**PROBLEM DETAILS**
Word for word, restate every line of the listing that follows.

**PROVIDED DATA**

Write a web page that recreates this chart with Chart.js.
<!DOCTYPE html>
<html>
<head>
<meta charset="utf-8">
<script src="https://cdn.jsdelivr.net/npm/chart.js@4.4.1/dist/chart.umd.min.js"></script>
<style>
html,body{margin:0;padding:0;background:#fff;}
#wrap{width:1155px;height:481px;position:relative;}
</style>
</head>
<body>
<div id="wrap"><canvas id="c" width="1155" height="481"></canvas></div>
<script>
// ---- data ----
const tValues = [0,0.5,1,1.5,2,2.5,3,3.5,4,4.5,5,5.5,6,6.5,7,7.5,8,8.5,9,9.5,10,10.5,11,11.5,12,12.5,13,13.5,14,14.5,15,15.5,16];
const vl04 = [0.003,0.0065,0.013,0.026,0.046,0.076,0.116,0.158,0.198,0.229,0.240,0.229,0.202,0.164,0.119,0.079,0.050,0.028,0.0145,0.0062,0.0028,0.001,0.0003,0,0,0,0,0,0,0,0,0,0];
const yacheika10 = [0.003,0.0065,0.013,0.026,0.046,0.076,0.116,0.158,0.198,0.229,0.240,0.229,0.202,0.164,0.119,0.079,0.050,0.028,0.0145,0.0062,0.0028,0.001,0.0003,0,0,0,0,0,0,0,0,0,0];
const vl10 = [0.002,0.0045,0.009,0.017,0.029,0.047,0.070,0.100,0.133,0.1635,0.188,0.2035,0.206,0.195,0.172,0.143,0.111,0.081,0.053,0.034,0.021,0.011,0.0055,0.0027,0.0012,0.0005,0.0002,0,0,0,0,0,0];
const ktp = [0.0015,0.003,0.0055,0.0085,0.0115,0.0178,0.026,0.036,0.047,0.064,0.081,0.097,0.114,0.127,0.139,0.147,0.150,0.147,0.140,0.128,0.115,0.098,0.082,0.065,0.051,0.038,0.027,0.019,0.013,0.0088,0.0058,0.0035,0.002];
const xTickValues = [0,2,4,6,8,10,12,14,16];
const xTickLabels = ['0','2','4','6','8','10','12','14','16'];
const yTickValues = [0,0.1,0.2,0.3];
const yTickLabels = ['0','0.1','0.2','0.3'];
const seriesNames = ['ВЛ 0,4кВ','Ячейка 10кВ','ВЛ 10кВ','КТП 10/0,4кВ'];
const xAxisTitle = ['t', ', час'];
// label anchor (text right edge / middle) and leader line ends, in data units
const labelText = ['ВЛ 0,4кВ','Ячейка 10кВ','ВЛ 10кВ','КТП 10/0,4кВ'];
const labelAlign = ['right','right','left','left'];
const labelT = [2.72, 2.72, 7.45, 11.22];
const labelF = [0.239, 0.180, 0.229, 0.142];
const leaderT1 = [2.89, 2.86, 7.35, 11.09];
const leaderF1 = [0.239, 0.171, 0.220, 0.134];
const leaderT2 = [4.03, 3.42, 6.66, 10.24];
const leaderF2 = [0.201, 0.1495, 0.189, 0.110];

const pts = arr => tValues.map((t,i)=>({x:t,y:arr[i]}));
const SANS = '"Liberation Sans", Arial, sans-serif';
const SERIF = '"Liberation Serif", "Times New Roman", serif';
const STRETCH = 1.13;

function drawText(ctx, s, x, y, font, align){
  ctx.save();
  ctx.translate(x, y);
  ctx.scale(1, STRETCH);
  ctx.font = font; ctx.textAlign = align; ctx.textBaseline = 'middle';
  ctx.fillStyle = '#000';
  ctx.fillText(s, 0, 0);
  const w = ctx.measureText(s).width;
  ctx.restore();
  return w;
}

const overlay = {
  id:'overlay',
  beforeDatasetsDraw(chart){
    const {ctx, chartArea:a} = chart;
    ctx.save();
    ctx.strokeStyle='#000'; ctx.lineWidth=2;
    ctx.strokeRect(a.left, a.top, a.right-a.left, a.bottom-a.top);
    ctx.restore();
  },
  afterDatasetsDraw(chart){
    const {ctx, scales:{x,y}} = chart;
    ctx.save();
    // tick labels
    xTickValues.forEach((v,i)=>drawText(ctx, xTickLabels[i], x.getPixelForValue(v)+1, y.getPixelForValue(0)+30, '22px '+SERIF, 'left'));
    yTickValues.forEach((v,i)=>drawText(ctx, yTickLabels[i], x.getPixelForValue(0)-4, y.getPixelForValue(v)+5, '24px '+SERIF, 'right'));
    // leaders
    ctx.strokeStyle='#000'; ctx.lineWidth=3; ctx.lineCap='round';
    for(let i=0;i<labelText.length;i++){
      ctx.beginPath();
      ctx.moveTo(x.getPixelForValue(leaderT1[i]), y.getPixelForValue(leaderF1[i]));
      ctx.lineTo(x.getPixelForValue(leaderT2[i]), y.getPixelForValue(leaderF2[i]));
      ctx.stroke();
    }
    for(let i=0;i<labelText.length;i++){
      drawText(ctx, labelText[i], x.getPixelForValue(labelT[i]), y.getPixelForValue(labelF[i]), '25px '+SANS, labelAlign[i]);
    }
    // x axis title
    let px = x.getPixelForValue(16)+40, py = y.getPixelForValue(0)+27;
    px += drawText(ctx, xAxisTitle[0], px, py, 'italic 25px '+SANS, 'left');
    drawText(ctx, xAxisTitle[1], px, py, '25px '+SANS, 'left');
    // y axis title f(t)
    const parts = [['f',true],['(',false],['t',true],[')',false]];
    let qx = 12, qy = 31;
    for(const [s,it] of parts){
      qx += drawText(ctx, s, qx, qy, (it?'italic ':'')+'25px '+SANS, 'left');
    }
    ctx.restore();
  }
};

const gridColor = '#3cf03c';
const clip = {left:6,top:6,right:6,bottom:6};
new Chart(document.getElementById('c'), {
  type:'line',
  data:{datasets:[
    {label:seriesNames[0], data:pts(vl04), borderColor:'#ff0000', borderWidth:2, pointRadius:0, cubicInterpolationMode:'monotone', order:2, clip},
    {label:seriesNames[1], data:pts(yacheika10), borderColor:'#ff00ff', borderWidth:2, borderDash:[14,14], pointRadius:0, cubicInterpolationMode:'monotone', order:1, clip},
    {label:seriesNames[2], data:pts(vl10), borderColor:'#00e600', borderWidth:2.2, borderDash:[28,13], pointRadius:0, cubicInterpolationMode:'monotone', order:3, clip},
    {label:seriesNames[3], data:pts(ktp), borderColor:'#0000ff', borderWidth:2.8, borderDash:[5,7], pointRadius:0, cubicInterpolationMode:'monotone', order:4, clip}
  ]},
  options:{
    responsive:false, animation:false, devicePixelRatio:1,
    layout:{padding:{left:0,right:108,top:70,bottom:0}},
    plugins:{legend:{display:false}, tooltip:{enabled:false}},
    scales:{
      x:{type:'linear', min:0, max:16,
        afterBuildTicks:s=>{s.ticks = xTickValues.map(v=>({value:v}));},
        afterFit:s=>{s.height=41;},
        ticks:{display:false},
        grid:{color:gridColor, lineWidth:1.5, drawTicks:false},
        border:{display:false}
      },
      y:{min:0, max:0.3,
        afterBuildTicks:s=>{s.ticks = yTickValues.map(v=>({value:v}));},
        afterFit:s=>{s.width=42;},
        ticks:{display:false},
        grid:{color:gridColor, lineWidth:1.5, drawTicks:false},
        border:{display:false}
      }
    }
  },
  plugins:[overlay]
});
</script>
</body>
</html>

**EXERCISE ANSWER**
Write a web page that recreates this chart with Chart.js.
<!DOCTYPE html>
<html>
<head>
<meta charset="utf-8">
<script src="https://cdn.jsdelivr.net/npm/chart.js@4.4.1/dist/chart.umd.min.js"></script>
<style>
html,body{margin:0;padding:0;background:#fff;}
#wrap{width:1155px;height:481px;position:relative;}
</style>
</head>
<body>
<div id="wrap"><canvas id="c" width="1155" height="481"></canvas></div>
<script>
// ---- data ----
const tValues = [0,0.5,1,1.5,2,2.5,3,3.5,4,4.5,5,5.5,6,6.5,7,7.5,8,8.5,9,9.5,10,10.5,11,11.5,12,12.5,13,13.5,14,14.5,15,15.5,16];
const vl04 = [0.003,0.0065,0.013,0.026,0.046,0.076,0.116,0.158,0.198,0.229,0.240,0.229,0.202,0.164,0.119,0.079,0.050,0.028,0.0145,0.0062,0.0028,0.001,0.0003,0,0,0,0,0,0,0,0,0,0];
const yacheika10 = [0.003,0.0065,0.013,0.026,0.046,0.076,0.116,0.158,0.198,0.229,0.240,0.229,0.202,0.164,0.119,0.079,0.050,0.028,0.0145,0.0062,0.0028,0.001,0.0003,0,0,0,0,0,0,0,0,0,0];
const vl10 = [0.002,0.0045,0.009,0.017,0.029,0.047,0.070,0.100,0.133,0.1635,0.188,0.2035,0.206,0.195,0.172,0.143,0.111,0.081,0.053,0.034,0.021,0.011,0.0055,0.0027,0.0012,0.0005,0.0002,0,0,0,0,0,0];
const ktp = [0.0015,0.003,0.0055,0.0085,0.0115,0.0178,0.026,0.036,0.047,0.064,0.081,0.097,0.114,0.127,0.139,0.147,0.150,0.147,0.140,0.128,0.115,0.098,0.082,0.065,0.051,0.038,0.027,0.019,0.013,0.0088,0.0058,0.0035,0.002];
const xTickValues = [0,2,4,6,8,10,12,14,16];
const xTickLabels = ['0','2','4','6','8','10','12','14','16'];
const yTickValues = [0,0.1,0.2,0.3];
const yTickLabels = ['0','0.1','0.2','0.3'];
const seriesNames = ['ВЛ 0,4кВ','Ячейка 10кВ','ВЛ 10кВ','КТП 10/0,4кВ'];
const xAxisTitle = ['t', ', час'];
// label anchor (text right edge / middle) and leader line ends, in data units
const labelText = ['ВЛ 0,4кВ','Ячейка 10кВ','ВЛ 10кВ','КТП 10/0,4кВ'];
const labelAlign = ['right','right','left','left'];
const labelT = [2.72, 2.72, 7.45, 11.22];
const labelF = [0.239, 0.180, 0.229, 0.142];
const leaderT1 = [2.89, 2.86, 7.35, 11.09];
const leaderF1 = [0.239, 0.171, 0.220, 0.134];
const leaderT2 = [4.03, 3.42, 6.66, 10.24];
const leaderF2 = [0.201, 0.1495, 0.189, 0.110];

const pts = arr => tValues.map((t,i)=>({x:t,y:arr[i]}));
const SANS = '"Liberation Sans", Arial, sans-serif';
const SERIF = '"Liberation Serif", "Times New Roman", serif';
const STRETCH = 1.13;

function drawText(ctx, s, x, y, font, align){
  ctx.save();
  ctx.translate(x, y);
  ctx.scale(1, STRETCH);
  ctx.font = font; ctx.textAlign = align; ctx.textBaseline = 'middle';
  ctx.fillStyle = '#000';
  ctx.fillText(s, 0, 0);
  const w = ctx.measureText(s).width;
  ctx.restore();
  return w;
}

const overlay = {
  id:'overlay',
  beforeDatasetsDraw(chart){
    const {ctx, chartArea:a} = chart;
    ctx.save();
    ctx.strokeStyle='#000'; ctx.lineWidth=2;
    ctx.strokeRect(a.left, a.top, a.right-a.left, a.bottom-a.top);
    ctx.restore();
  },
  afterDatasetsDraw(chart){
    const {ctx, scales:{x,y}} = chart;
    ctx.save();
    // tick labels
    xTickValues.forEach((v,i)=>drawText(ctx, xTickLabels[i], x.getPixelForValue(v)+1, y.getPixelForValue(0)+30, '22px '+SERIF, 'left'));
    yTickValues.forEach((v,i)=>drawText(ctx, yTickLabels[i], x.getPixelForValue(0)-4, y.getPixelForValue(v)+5, '24px '+SERIF, 'right'));
    // leaders
    ctx.strokeStyle='#000'; ctx.lineWidth=3; ctx.lineCap='round';
    for(let i=0;i<labelText.length;i++){
      ctx.beginPath();
      ctx.moveTo(x.getPixelForValue(leaderT1[i]), y.getPixelForValue(leaderF1[i]));
      ctx.lineTo(x.getPixelForValue(leaderT2[i]), y.getPixelForValue(leaderF2[i]));
      ctx.stroke();
    }
    for(let i=0;i<labelText.length;i++){
      drawText(ctx, labelText[i], x.getPixelForValue(labelT[i]), y.getPixelForValue(labelF[i]), '25px '+SANS, labelAlign[i]);
    }
    // x axis title
    let px = x.getPixelForValue(16)+40, py = y.getPixelForValue(0)+27;
    px += drawText(ctx, xAxisTitle[0], px, py, 'italic 25px '+SANS, 'left');
    drawText(ctx, xAxisTitle[1], px, py, '25px '+SANS, 'left');
    // y axis title f(t)
    const parts = [['f',true],['(',false],['t',true],[')',false]];
    let qx = 12, qy = 31;
    for(const [s,it] of parts){
      qx += drawText(ctx, s, qx, qy, (it?'italic ':'')+'25px '+SANS, 'left');
    }
    ctx.restore();
  }
};

const gridColor = '#3cf03c';
const clip = {left:6,top:6,right:6,bottom:6};
new Chart(document.getElementById('c'), {
  type:'line',
  data:{datasets:[
    {label:seriesNames[0], data:pts(vl04), borderColor:'#ff0000', borderWidth:2, pointRadius:0, cubicInterpolationMode:'monotone', order:2, clip},
    {label:seriesNames[1], data:pts(yacheika10), borderColor:'#ff00ff', borderWidth:2, borderDash:[14,14], pointRadius:0, cubicInterpolationMode:'monotone', order:1, clip},
    {label:seriesNames[2], data:pts(vl10), borderColor:'#00e600', borderWidth:2.2, borderDash:[28,13], pointRadius:0, cubicInterpolationMode:'monotone', order:3, clip},
    {label:seriesNames[3], data:pts(ktp), borderColor:'#0000ff', borderWidth:2.8, borderDash:[5,7], pointRadius:0, cubicInterpolationMode:'monotone', order:4, clip}
  ]},
  options:{
    responsive:false, animation:false, devicePixelRatio:1,
    layout:{padding:{left:0,right:108,top:70,bottom:0}},
    plugins:{legend:{display:false}, tooltip:{enabled:false}},
    scales:{
      x:{type:'linear', min:0, max:16,
        afterBuildTicks:s=>{s.ticks = xTickValues.map(v=>({value:v}));},
        afterFit:s=>{s.height=41;},
        ticks:{display:false},
        grid:{color:gridColor, lineWidth:1.5, drawTicks:false},
        border:{display:false}
      },
      y:{min:0, max:0.3,
        afterBuildTicks:s=>{s.ticks = yTickValues.map(v=>({value:v}));},
        afterFit:s=>{s.width=42;},
        ticks:{display:false},
        grid:{color:gridColor, lineWidth:1.5, drawTicks:false},
        border:{display:false}
      }
    }
  },
  plugins:[overlay]
});
</script>
</body>
</html>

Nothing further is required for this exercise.